The routine shift is 14 ½ hours a day, from 7:30 a.m. to 10:00 p.m., six days a week. Workers are typically at the factory 87 hours a week, while toiling 70 hours, including 30 hours of forced overtime, which exceeds China’s legal limit by 260 percent! [...]

The factory is excessively hot and everyone is drenched in their own sweat. Workers are prohibited from standing up during working hours, and cannot leave their hard wooden benches, which do not have back rests. The workers say that after several hours, their legs become numb. [...]

The base wage in Shenzhen is just 53 cents an hour, $4.27 a day, and $21.34 a week. Despite being forced to work a 70-hour week, workers report being routinely cheated of nearly 20 percent ($8.31) in overtime wages legally due them each week. This is the equivalent of being cheated out of two day’s wages each week. For working 70 hours, the workers earn just $39.79 while they should have been paid $48.60. [...]

Workers are housed in primitive dorms, 12 people crowded into each room, sleeping on double-level metal bunk beds and fed company food the workers describe as “awful.” Every morning workers have to cue up to wait their turn to brush their teeth and use the toilet.
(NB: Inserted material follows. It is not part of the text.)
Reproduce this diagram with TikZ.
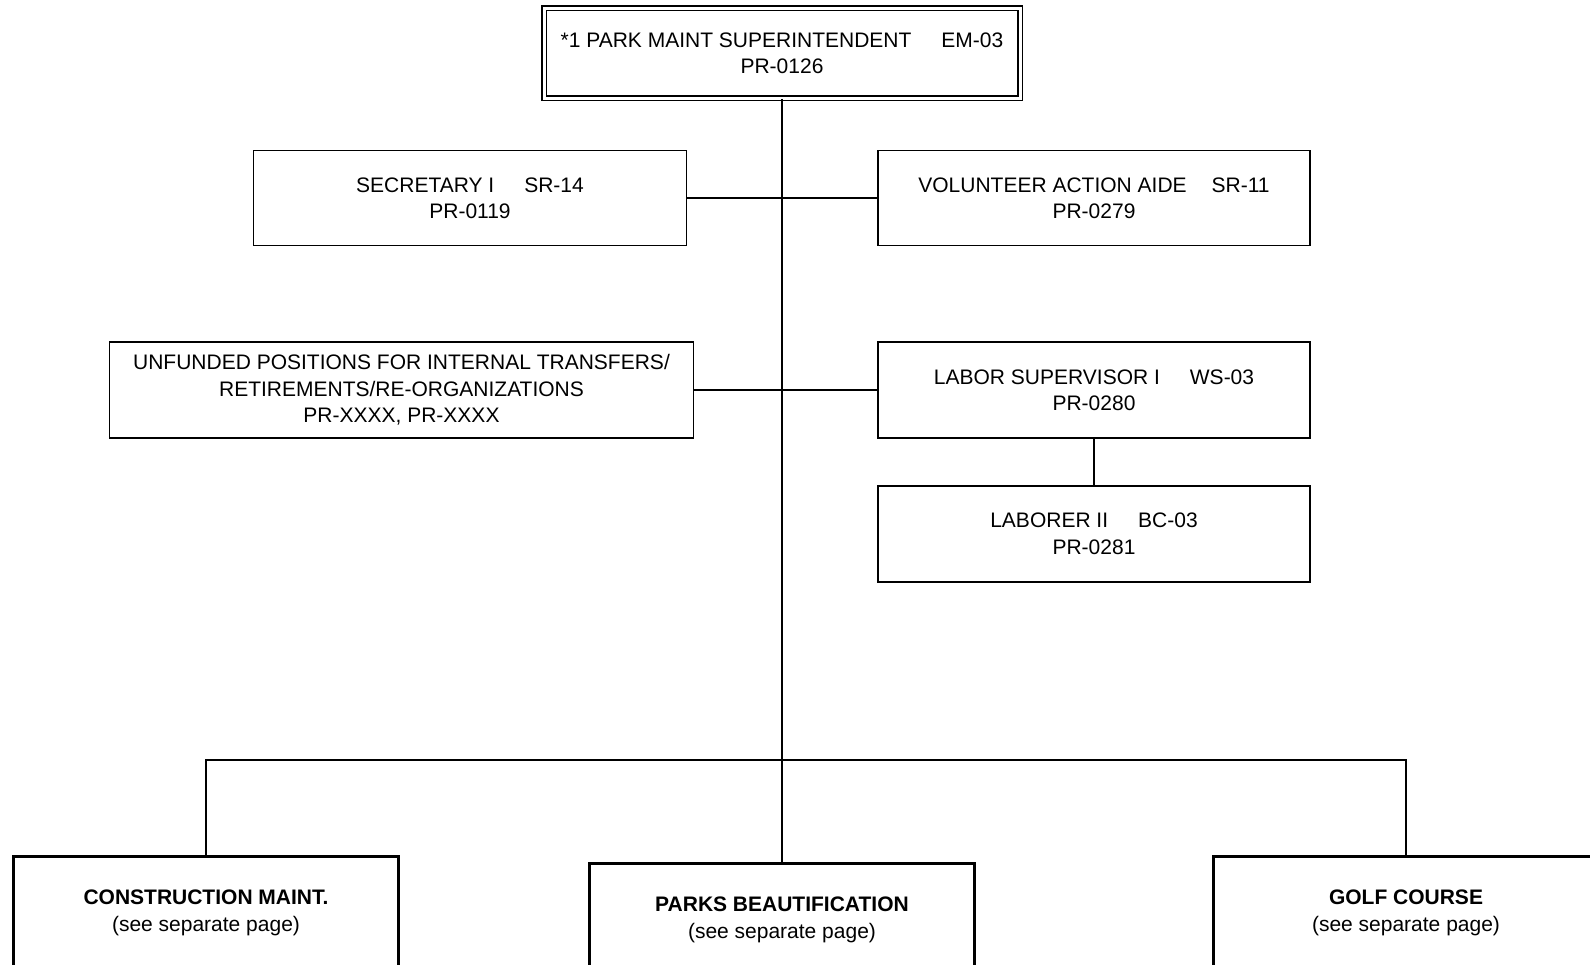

After deductions for room and board, the workers’ take-home pay drops to just 46 cents an hour. [...]
What's so infuriating to me is the fact that Mattel marks up the toys they sell by more than 230 percent. Where does that profit go? Part of it goes to the CEO of Mattel, who paid himself $7.3 million last year - 6,533 times more than he paid his workers in China. And what about the lead in all those toys? According to Kernaghan, one industry estimate puts the price of thoroughly screening toys at just 10 cents per piece.

Think about those facts as you shop for your children and grandchildren this holiday season. The safety and well-being of our children may be in danger, along with that of the workers who make these toys, but Mattel, the RC2 Corporation and Wal-Mart don't care about human rights and safety. They only care about maximizing profits.

Here's an interesting fact from the National Labor Committee website: "If the American retailers paid only 25 cents more per garment, the total in Bangladesh would be $898 million- more than eight times current US aid."

You might also be interested in my post over at BFM: How Good is American Health Care?


abi said...

It's a little like extraordinary rendition. We farm out worker abuse to other countries so we can pretend our hands are clean.

Larry said...

The corporate elitists cafre nothing of who produces the product, only how they individually will benefit from the exploitation of others.

Kathy said...

Abi, our pretending came back to bite us in the form of lead in our toys. I sometimes think we've gotten what we deserve. Those cheap toys and goods come at a cost, as we're finding out.

Larry, I agree, but we shouldn't let shareholders off the hook either. I think a lot of them are starting to wake up to the abuses they're seeing at the corporate level, but for years it was all about maximizing profits and driving up the share price.